Britain’s Whitbread is open to selling its Costa coffee chain or Premier Inn hotels and abandoning its original plan to spin-off the coffee business, according to a new executive pay scheme circulated to shareholders.
The Ftse 100 company which has 2,300 outlets in Britain and 107 in Ireland, said in April it planned to demerge Costa into a separately listed company within two years to “provide shareholders with an investment in two distinct, focused, and market-leading businesses”.
A new remuneration policy sent to shareholders this month, and published on Whitbread’s website, shows the firm is willing to consider a sale of either Costa or the hotel chain to another company instead.
Whitbread, led by CEO Alison Brittain, is overhauling its executive pay scheme to account for a new objective of separating its two main divisions.

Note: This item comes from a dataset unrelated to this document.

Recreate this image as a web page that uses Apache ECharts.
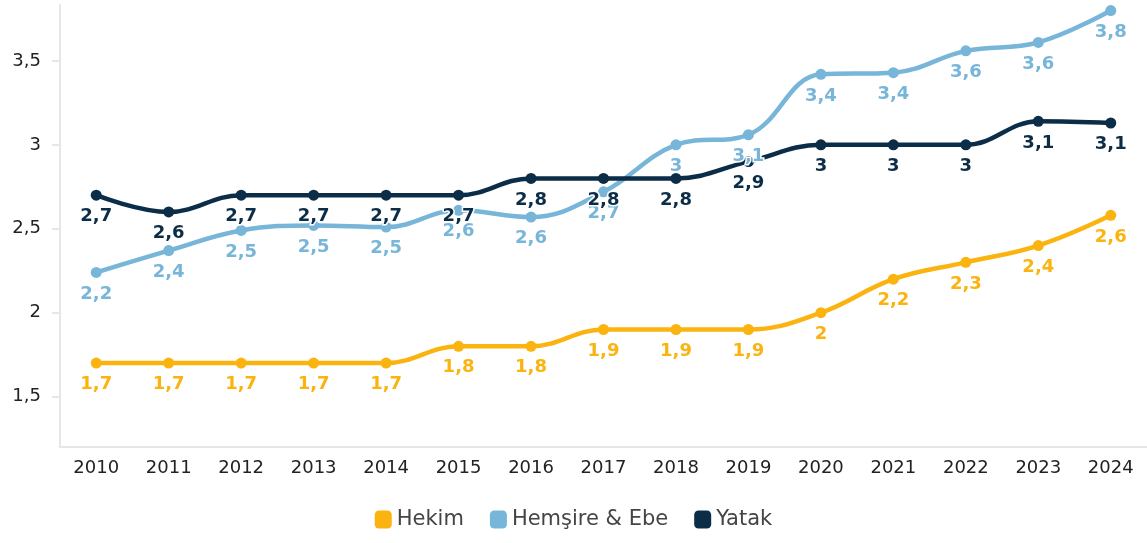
<!DOCTYPE html>
<html>
<head>
<meta charset="utf-8">
<script src="https://cdn.jsdelivr.net/npm/echarts@6/dist/echarts.min.js"></script>
<style>
  html, body { margin: 0; padding: 0; background: #fff; }
  #chart { width: 1147px; height: 543px; }
</style>
</head>
<body>
<div id="chart"></div>
<script>
// veriler
var years = ['2010','2011','2012','2013','2014','2015','2016','2017','2018','2019','2020','2021','2022','2023','2024'];
var hekim = [1.70, 1.70, 1.70, 1.70, 1.70, 1.80, 1.80, 1.90, 1.90, 1.90, 2.00, 2.20, 2.30, 2.40, 2.58];
var hemsire = [2.24, 2.37, 2.49, 2.52, 2.51, 2.61, 2.57, 2.72, 3.00, 3.06, 3.42, 3.43, 3.56, 3.61, 3.80];
var yatak = [2.70, 2.60, 2.70, 2.70, 2.70, 2.70, 2.80, 2.80, 2.80, 2.90, 3.00, 3.00, 3.00, 3.14, 3.13];
var yTicks = [1.5, 2, 2.5, 3, 3.5];

var colors = ['#FBB40F', '#77B5D9', '#0C2D48'];

function comma(v) {
  return String(v).replace('.', ',');
}

function makeSeries(name, data, color) {
  return {
    name: name,
    type: 'line',
    data: data,
    smooth: 0.4,
    symbol: 'circle',
    symbolSize: 11,
    lineStyle: { color: color, width: 4.5 },
    itemStyle: { color: color },
    label: {
      show: true,
      position: 'bottom',
      distance: 7,
      color: color,
      fontFamily: 'DejaVu Sans',
      fontWeight: 'bold',
      fontSize: 18,
      textBorderColor: '#fff',
      textBorderWidth: 3,
      formatter: function (p) {
        var v = Math.round(p.value * 10) / 10;
        return comma(v);
      }
    }
  };
}

var chart = echarts.init(document.getElementById('chart'));
chart.setOption({
  animation: false,
  color: colors,
  grid: { left: 60, width: 1089, top: 5, bottom: 96 },
  legend: {
    bottom: 8,
    left: 'center',
    icon: 'roundRect',
    itemWidth: 17,
    itemHeight: 18,
    itemGap: 26,
    textStyle: { fontFamily: 'DejaVu Sans', fontSize: 21, color: '#444' },
    data: ['Hekim', 'Hemşire & Ebe', 'Yatak']
  },
  xAxis: {
    type: 'category',
    data: years,
    boundaryGap: true,
    axisLine: { lineStyle: { color: '#e6e6e6', width: 2 } },
    axisTick: { alignWithLabel: true, length: 7, lineStyle: { color: '#e6e6e6', width: 2 } },
    axisLabel: { fontFamily: 'DejaVu Sans', fontSize: 18, color: '#222', margin: 12 }
  },
  yAxis: {
    type: 'value',
    min: 1.2,
    max: 3.833,
    splitLine: { show: false },
    axisLine: { show: true, lineStyle: { color: '#e6e6e6', width: 2 } },
    axisTick: { show: true, length: 8, customValues: yTicks, lineStyle: { color: '#e6e6e6', width: 2 } },
    axisLabel: {
      customValues: yTicks,
      fontFamily: 'DejaVu Sans',
      fontSize: 18,
      color: '#222',
      margin: 19,
      formatter: function (v) { return comma(v); }
    }
  },
  series: [
    makeSeries('Hekim', hekim, colors[0]),
    makeSeries('Hemşire & Ebe', hemsire, colors[1]),
    makeSeries('Yatak', yatak, colors[2])
  ]
});
</script>
</body>
</html>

The scheme now includes a so-called performance share plan linked to delivering that goal.
The company, which has a market value of about £7.7bn (€8.8bn), pledged to separate its main businesses after coming under pressure to do so from US activist investors Elliott and Sachem Head. Its shares were down 1%.
Selling Premier Inn or Costa rather than a demerger, could put Whitbread’s bosses at loggerheads with Elliott, which believes splitting them into two listed entities will allow the stock market to properly value the businesses.
The activist hedge fund has already said a Costa demerger should be completed within six months.
The spin-off plan has spurred speculation Whitbread could attract a bidder for either the coffee chain or hotel division.
JAB Holdings, the investment fund of Germany’s billionaire Reimann family, has been buying up coffee businesses in recent years and bankers had considered it a possible suitor for Costa.
JAB snapped up British sandwich and coffee shop chain Pret A Manger for about £1.5bn last month.